Мой отец Цви Прейгерзон - страница 8
Впрочем, нет худа без добра: вскоре после этого Цви вернули в пансионат. Неделю-другую он провалялся в постели, но это время не прошло даром: Цви много читал и делал попытки писать свои собственные рассказы. Потом он встал на костыли и сразу поспешил в класс. Цви описывает это событие в своем дневнике. Не рассчитав времени (на костылях дорога в школу оказалась намного дольше), он слегка опоздал и вошел в класс, когда урок географии уже начался. Ученики притихли при его появлении, а учитель Бограшов сердечно приветствовал возвращение мальчика. Отец быстро наверстал упущенное: он успешно окончил четвертый класс, и «даже по арабскому языку получил высокую оценку». Возможно, этому помогло то обстоятельство, что после больницы Цви некоторое время прожил в арабской семье.
Настало лето, и воспитатель Душман, регулярно посылавший в Шепетовку отчеты об учебе и поведении мальчика, порекомендовал им взять сына на каникулы домой. И вот мой папа плывет обратно в Одессу на том же самом стареньком пароходе. Вместе с ним плывут домой в Россию и другие ребята — среди них Авраам Шлёнский, будущий известный поэт и переводчик на иврит. Мальчики были ровесниками и наверняка хорошо знали друг друга, хотя, к сожалению, об этом не осталось никаких свидетельств. Забегая вперед, скажем, что Шлёнскому удалось вернуться в Эрец-Исраэль после окончания Первой мировой войны, когда Палестина уже была подмандатной территорией Британской империи. А пока пароход плыл к берегам Одессы, пассажиры в пути узнали, что началась Первая мировая война. Был август 1914 года.

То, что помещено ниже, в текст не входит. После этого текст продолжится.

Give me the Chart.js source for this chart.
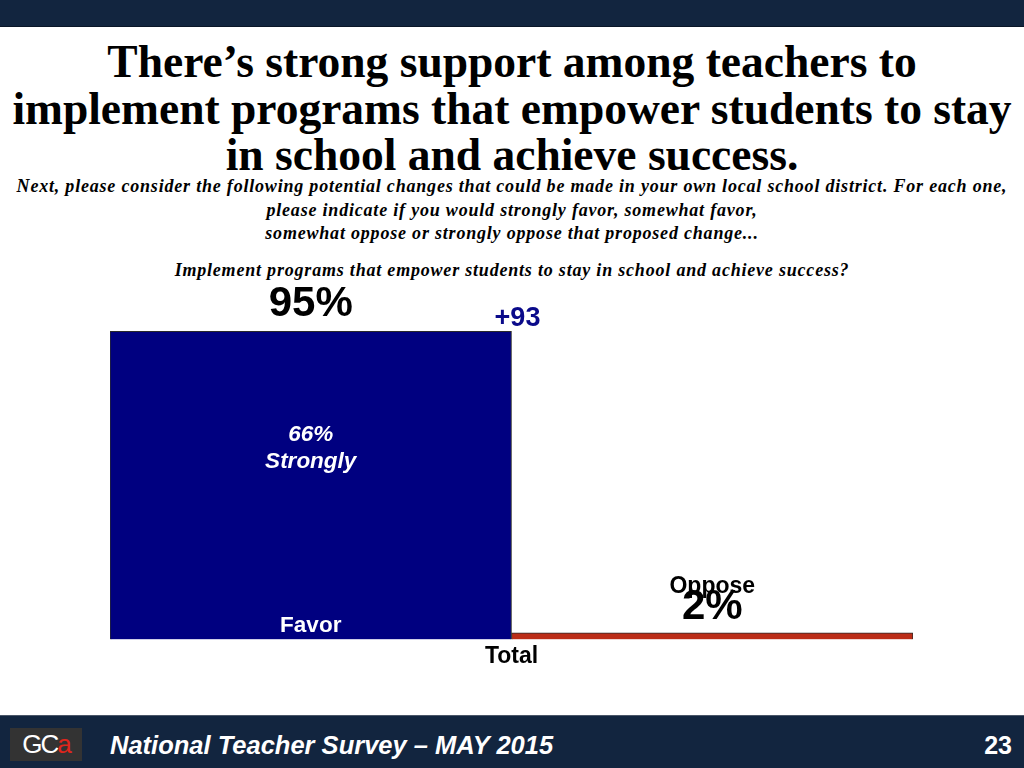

Российские ученики «Герцлии» ничуть не сомневались в том, что осенью вернутся в любимое здание гимназии, но судьба решила иначе. Россия и Турция оказались по разные стороны линии фронта. О возвращении в Палестину не могло быть и речи. На том и завершилась учеба Цви Прейгерзона в гимназии «Герцлия». И хотя продлилась она всего лишь один учебный год, это время оставило неизгладимый след в жизни моего отца. Теперь он свободно говорил на иврите, усвоив принятое в Стране сефардское произношение (так называемый «сфарадит»). А еще он всей душой полюбил эту землю. С тех пор и до самой смерти она звала и ждала его, да и сам он всю свою жизнь стремился к ней отчаянно и безуспешно.
Одесса
Итак, папа вернулся в свой родной городок. Друзья и близкие пришли поприветствовать его, все были радостно взволнованы и горды успехами своего земляка. Но вот прошли первые дни после возвращения, отшумели праздничные вечеринки, и пришлось вплотную заняться вопросом, как быть дальше. Цви заметно повзрослел, он удивлял родных и друзей своей начитанностью, знаниями, взрослым отношением к жизни.
Возникли и проблемы: некоторые друзья и родственники наотрез отказывались принимать «заморский» сфарадит. Они упрекали Цви за привезенное из Эрец-Исраэль сефардское произношение и даже настаивали, чтобы он пользовался ашкеназским, а то и вообще переходил на идиш. Но Цви был непреклонен: сефардская версия иврита осталась с ним до конца жизни… Другая проблема заключалась в том, что такому мальчику, как Цви, уже не подходила обычная местечковая школа. Это понимали все — и родители, и учителя, и сам Цви. Но куда пойти учиться?
Выбор за Прейгерзонов, как это часто бывает, сделала сама жизнь. В начале Первой мировой войны евреи массами бежали (а то и насильственно выселялись) подальше от приграничных областей. Война сопровождалось погромами, грабежами и убийствами еврейского населения. Превратилась в беженцев и семья Прейгерзон — они переехали в город Кровелец Черниговской губернии. Забегая несколько вперед, отмечу, что сюда же переехала из белорусского Бобруйска и семья Зейгерман, в которой подрастала девочка по имени Лея. Несколько лет спустя она выйдет замуж за моего папу.
Тяжка доля беженца, но, как это ни странно, было в этом статусе и одно преимущество. В начале войны российские власти отменили процентную норму для поступления в гимназию (5 %) по отношению к еврейским беженцам. И когда осенью 1914 года в Одессу перевезли известную гимназию прифронтового города Люблина, туда со всех концов Украины устремились жаждущие знаний еврейские дети из семей беженцев. Это оказалось приемлемым решением и для Цви.